Is It Time For An MRI-Based Charcot Classification?
After decades of use, does the Eichenholtz classification for Charcot foot still hold up? A recent review in Swiss Medical Weekly argues that it is time for a new system.1
The authors of the review point out that Eichenholtz in 1966 described “three well defined stages,” namely the stage of development, the stage of coalescence and the stage of reconstruction and reconstitution, based on plain X-rays of 68 patients.1,2 However, the study argues that medical imaging has advanced and magnetic resonance imaging (MRI) is more sensitive than X-rays in detecting foot deformities. Indeed, the earliest, non-deforming inflammatory stage of the acute diabetic Charcot is only visible on MRI, according to the authors. They propose an MRI-based classification, composed of two severity grades (0 and 1, reflecting the absence or presence of cortical fractures) and two stages (active or inactive, reflecting the presence or absence of skeletal inflammation).

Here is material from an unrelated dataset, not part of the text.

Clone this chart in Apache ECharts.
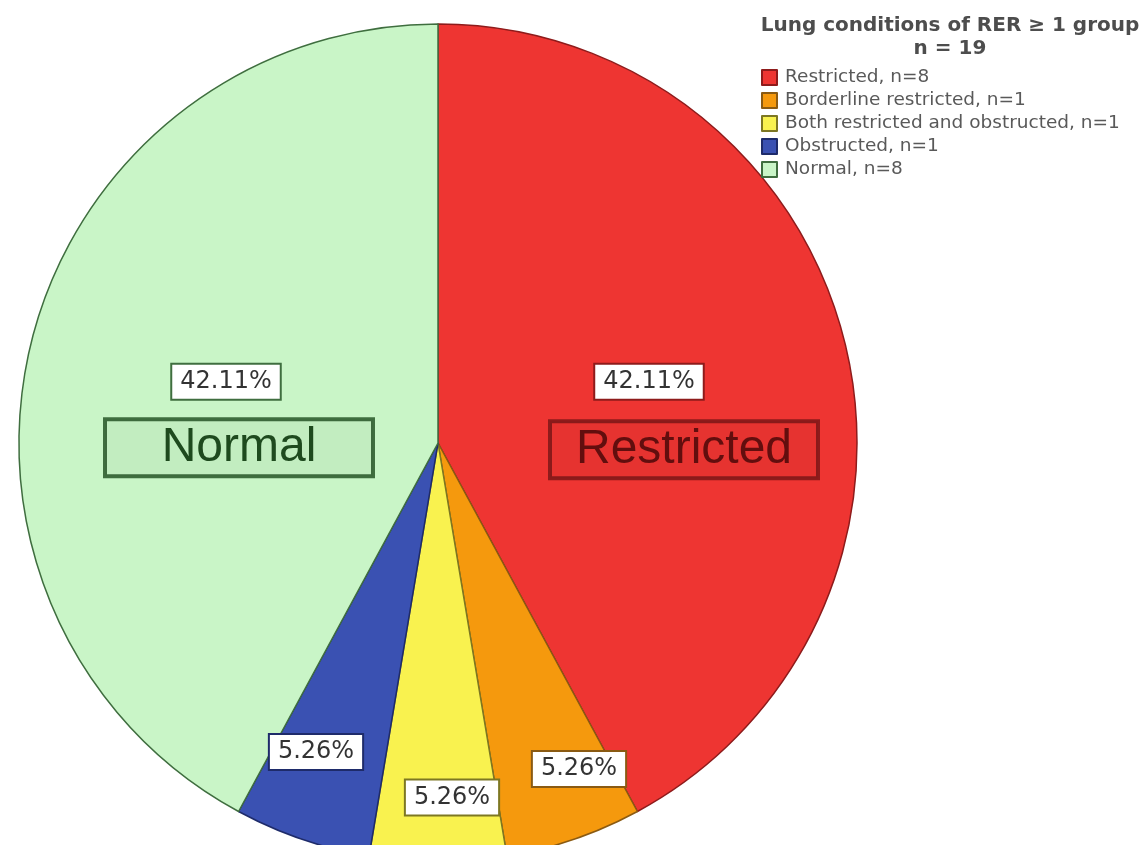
<!DOCTYPE html>
<html>
<head>
<meta charset="utf-8">
<title>Lung conditions of RER ≥ 1 group</title>
<script src="https://cdn.jsdelivr.net/npm/echarts@6/dist/echarts.min.js"></script>
<style>
  html, body { margin: 0; padding: 0; background: #ffffff; }
  #chart { width: 1144px; height: 845px; }
</style>
</head>
<body>
<div id="chart"></div>
<script>
// Lung condition groups, clockwise from 12 o'clock
const categories = ['Restricted', 'Borderline restricted', 'Both restricted and obstructed', 'Obstructed', 'Normal'];
const counts = [8, 1, 1, 1, 8];
// Short names written inside the two large slices
const sliceNames = ['Restricted', '', '', '', 'Normal'];
const totalN = 19;

// Fill, edge and dark text colours for each group
const fillColors = ['#ee3532', '#f5990d', '#f9f24f', '#3a51b2', '#c9f5c7'];
const edgeColors = ['#8e1b1b', '#8a5a12', '#7d7722', '#1e2b6a', '#3f6e3f'];
const textColors = ['#620e0e', '#5c3a05', '#4a4510', '#10183f', '#1e4a1e'];

// Nudges for the percentage boxes (small slices sit near the rim)
const pctOffsets = [[5, -9], [72, 125], [14, 142], [-53, 108], [-6, -9]];
// Nudges for the name boxes in the large slices
const nameOffsets = [[40, 59], [0, 0], [0, 0], [0, 0], [7, 57]];

const chart = echarts.init(document.getElementById('chart'), null, { renderer: 'canvas' });

const pieCenter = [438, 443];
const pieRadius = 419;

const sliceData = categories.map((name, i) => ({
  name: name,
  value: counts[i],
  itemStyle: { color: fillColors[i], borderColor: edgeColors[i], borderWidth: 1.5 },
  label: {
    offset: pctOffsets[i],
    borderColor: edgeColors[i]
  }
}));

const nameData = categories.map((name, i) => ({
  name: name,
  value: counts[i],
  label: sliceNames[i] ? {
    show: true,
    formatter: sliceNames[i],
    offset: nameOffsets[i],
    color: textColors[i],
    borderColor: edgeColors[i]
  } : { show: false }
}));

chart.setOption({
  animation: false,
  backgroundColor: '#ffffff',
  title: {
    text: 'Lung conditions of RER ≥ 1 group\nn = ' + totalN,
    left: 945,
    top: 9,
    textAlign: 'center',
    textStyle: {
      fontFamily: 'DejaVu Sans',
      fontSize: 20,
      fontWeight: 'bold',
      color: '#4d4d4d',
      lineHeight: 23,
      align: 'center'
    }
  },
  legend: {
    orient: 'vertical',
    left: 756,
    top: 63,
    itemWidth: 15,
    itemHeight: 15,
    itemGap: 4,
    icon: 'rect',
    data: categories,
    formatter: function (name) {
      const i = categories.indexOf(name);
      return name + ', n=' + counts[i];
    },
    textStyle: {
      fontFamily: 'DejaVu Sans',
      fontSize: 18.5,
      lineHeight: 15,
      color: '#595959',
      padding: [0, 0, 0, 3]
    }
  },
  series: [
    {
      type: 'pie',
      name: 'slices',
      center: pieCenter,
      radius: [0, pieRadius],
      startAngle: 90,
      clockwise: true,
      avoidLabelOverlap: false,
      percentPrecision: 2,
      label: {
        show: true,
        position: 'inside',
        formatter: '{d}%',
        fontFamily: 'DejaVu Sans',
        fontSize: 24,
        color: '#333333',
        backgroundColor: '#ffffff',
        borderWidth: 2,
        padding: [6, 8, 4, 8]
      },
      labelLine: { show: false },
      emphasis: { disabled: true },
      data: sliceData
    },
    {
      type: 'pie',
      name: 'names',
      center: pieCenter,
      radius: [0, pieRadius],
      startAngle: 90,
      clockwise: true,
      silent: true,
      avoidLabelOverlap: false,
      itemStyle: { color: 'rgba(0,0,0,0)', borderWidth: 0 },
      label: {
        position: 'inside',
        fontFamily: 'Liberation Sans',
        fontSize: 48,
        width: 268,
        align: 'center',
        backgroundColor: 'rgba(0,0,0,0.03)',
        borderWidth: 2,
        padding: [5, 0, 4, 0]
      },
      labelLine: { show: false },
      emphasis: { disabled: true },
      tooltip: { show: false },
      data: nameData
    }
  ]
});
</script>
</body>
</html>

I believe the Eichenholz system to be an important classification historically but it is not entirely helpful now. Over the last 20 years, I can't say that I could tell you precisely what "development, coalescence and reconstruction" actually mean clinically or radiographically.

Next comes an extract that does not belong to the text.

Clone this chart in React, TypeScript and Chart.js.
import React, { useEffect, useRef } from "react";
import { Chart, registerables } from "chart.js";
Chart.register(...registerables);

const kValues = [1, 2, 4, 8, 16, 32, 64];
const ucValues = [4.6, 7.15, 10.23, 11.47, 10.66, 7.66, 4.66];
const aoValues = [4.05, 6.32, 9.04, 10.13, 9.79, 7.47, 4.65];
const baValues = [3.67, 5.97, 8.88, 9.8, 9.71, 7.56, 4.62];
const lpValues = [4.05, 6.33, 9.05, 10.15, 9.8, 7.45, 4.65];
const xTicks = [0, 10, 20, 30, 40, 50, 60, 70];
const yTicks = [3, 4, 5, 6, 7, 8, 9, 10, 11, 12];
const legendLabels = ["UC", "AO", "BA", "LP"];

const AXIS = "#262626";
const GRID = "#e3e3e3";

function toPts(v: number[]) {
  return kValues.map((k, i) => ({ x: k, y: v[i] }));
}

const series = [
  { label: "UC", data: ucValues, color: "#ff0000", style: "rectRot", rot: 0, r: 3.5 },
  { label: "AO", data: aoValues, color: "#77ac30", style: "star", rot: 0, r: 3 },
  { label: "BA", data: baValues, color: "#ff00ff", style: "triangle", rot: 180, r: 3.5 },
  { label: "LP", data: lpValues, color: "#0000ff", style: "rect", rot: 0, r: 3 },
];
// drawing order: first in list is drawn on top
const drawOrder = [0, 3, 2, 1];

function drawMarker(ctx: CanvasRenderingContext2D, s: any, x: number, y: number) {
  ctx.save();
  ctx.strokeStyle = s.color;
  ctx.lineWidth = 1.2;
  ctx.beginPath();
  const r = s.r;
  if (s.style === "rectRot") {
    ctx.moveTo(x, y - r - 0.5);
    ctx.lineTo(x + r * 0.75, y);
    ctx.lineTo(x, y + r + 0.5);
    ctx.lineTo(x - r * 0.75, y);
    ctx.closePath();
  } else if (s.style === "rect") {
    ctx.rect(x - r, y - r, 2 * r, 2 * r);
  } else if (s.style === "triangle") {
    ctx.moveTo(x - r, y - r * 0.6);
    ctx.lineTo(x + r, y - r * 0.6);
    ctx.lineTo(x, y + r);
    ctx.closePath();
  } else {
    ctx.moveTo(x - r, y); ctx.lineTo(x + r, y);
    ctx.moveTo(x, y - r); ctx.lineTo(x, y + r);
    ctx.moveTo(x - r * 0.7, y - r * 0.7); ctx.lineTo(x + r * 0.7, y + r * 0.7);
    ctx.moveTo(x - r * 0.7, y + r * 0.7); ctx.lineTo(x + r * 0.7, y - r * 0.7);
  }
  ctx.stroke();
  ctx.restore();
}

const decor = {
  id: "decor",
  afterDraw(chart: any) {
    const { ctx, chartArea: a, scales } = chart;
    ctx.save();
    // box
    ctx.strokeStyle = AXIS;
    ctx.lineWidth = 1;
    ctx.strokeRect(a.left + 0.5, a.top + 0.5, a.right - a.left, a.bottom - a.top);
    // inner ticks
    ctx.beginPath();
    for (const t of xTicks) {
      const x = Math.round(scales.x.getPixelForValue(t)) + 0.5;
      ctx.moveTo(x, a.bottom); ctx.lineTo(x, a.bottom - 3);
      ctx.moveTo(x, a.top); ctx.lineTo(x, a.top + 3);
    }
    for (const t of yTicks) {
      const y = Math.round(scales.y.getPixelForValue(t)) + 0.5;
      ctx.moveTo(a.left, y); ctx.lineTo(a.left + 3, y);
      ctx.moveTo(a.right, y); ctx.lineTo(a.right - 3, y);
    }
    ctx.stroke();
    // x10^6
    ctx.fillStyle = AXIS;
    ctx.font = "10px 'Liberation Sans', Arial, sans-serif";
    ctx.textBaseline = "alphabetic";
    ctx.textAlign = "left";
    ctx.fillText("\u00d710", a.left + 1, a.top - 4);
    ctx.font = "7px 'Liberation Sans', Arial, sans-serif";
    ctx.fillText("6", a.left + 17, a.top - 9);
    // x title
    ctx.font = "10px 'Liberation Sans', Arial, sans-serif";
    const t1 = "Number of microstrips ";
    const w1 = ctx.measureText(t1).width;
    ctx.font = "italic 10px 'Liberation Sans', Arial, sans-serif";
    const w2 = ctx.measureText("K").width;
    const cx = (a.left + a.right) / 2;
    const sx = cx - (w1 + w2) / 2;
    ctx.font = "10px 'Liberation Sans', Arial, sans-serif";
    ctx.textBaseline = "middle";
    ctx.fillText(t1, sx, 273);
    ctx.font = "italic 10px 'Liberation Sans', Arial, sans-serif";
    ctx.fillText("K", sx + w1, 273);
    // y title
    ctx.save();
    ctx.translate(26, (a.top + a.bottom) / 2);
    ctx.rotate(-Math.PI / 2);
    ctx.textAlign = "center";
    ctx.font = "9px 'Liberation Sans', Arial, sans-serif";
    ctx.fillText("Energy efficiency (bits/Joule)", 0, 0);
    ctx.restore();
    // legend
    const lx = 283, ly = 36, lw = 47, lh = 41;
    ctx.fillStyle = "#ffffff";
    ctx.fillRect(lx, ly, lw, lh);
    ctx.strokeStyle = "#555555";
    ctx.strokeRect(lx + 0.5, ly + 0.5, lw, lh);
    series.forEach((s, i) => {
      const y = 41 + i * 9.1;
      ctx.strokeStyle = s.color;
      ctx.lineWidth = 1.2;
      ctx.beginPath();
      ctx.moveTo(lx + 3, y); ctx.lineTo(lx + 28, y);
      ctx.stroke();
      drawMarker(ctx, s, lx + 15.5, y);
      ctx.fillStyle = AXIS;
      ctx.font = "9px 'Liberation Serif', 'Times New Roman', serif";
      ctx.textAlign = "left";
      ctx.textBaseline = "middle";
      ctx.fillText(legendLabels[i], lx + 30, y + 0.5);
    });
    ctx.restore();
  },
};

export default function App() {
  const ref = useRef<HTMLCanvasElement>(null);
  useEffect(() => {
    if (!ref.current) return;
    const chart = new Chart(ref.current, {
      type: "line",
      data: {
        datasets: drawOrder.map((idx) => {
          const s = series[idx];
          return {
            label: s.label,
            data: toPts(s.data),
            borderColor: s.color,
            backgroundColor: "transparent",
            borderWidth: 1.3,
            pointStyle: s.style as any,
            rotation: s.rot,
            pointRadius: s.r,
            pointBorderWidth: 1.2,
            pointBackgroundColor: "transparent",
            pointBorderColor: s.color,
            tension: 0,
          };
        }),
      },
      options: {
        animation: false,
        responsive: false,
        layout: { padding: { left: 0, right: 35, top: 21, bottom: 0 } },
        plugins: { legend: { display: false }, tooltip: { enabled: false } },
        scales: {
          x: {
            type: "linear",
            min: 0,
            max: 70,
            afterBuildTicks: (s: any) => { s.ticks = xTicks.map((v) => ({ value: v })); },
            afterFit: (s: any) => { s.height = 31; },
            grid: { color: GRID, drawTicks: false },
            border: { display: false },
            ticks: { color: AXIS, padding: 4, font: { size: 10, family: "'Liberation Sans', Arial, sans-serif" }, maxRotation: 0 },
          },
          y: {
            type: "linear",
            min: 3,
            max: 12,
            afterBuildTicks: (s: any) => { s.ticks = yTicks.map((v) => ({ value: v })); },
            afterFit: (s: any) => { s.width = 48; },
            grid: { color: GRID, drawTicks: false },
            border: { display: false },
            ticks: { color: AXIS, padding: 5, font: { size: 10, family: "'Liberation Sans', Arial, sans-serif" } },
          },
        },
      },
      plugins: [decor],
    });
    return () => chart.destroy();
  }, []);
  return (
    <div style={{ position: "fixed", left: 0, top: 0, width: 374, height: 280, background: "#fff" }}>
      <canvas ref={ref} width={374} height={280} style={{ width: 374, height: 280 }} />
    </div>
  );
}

In 1997, we proposed a system in "Natural History of Charcot Neuroarthropathy" that implied "hot or not," in that the problem was either acute or "post-acute," with strategies to treat either.3 In 2011, the American Diabetes Association's Charcot Task Force modified this under the leadership of Lee Rogers, DPM, Lee Sanders, DPM, and Robert Frykberg, DPM, FACFAS.4 I believe that Chantelau and Grutzner’s proposal is really quite a logical MRI-based system that will help move us ahead, step by step.1
1. Chantelau EA, Grutzner G. Is the Eichenholtz classification still valid for the diabetic Charcot foot? Swiss Med Wkly. 2014;144:w13948.
2. Eichenholtz SN. Charcot joints. Charles C. Thomas, Springfield, IL, 1966.
3. Armstrong DG, Todd WF, Lavery LA, Harkless LB, Bushman TR. The natural history of acute Charcot’s arthropathy in a diabetic foot specialty clinic. Diabet Med. 1997;14(5):357–63.
4. Rogers LC, Frykberg RG, Armstrong DG, et al. The Charcot foot in diabetes. Diabetes Care. 2011; 34(9):2123-9.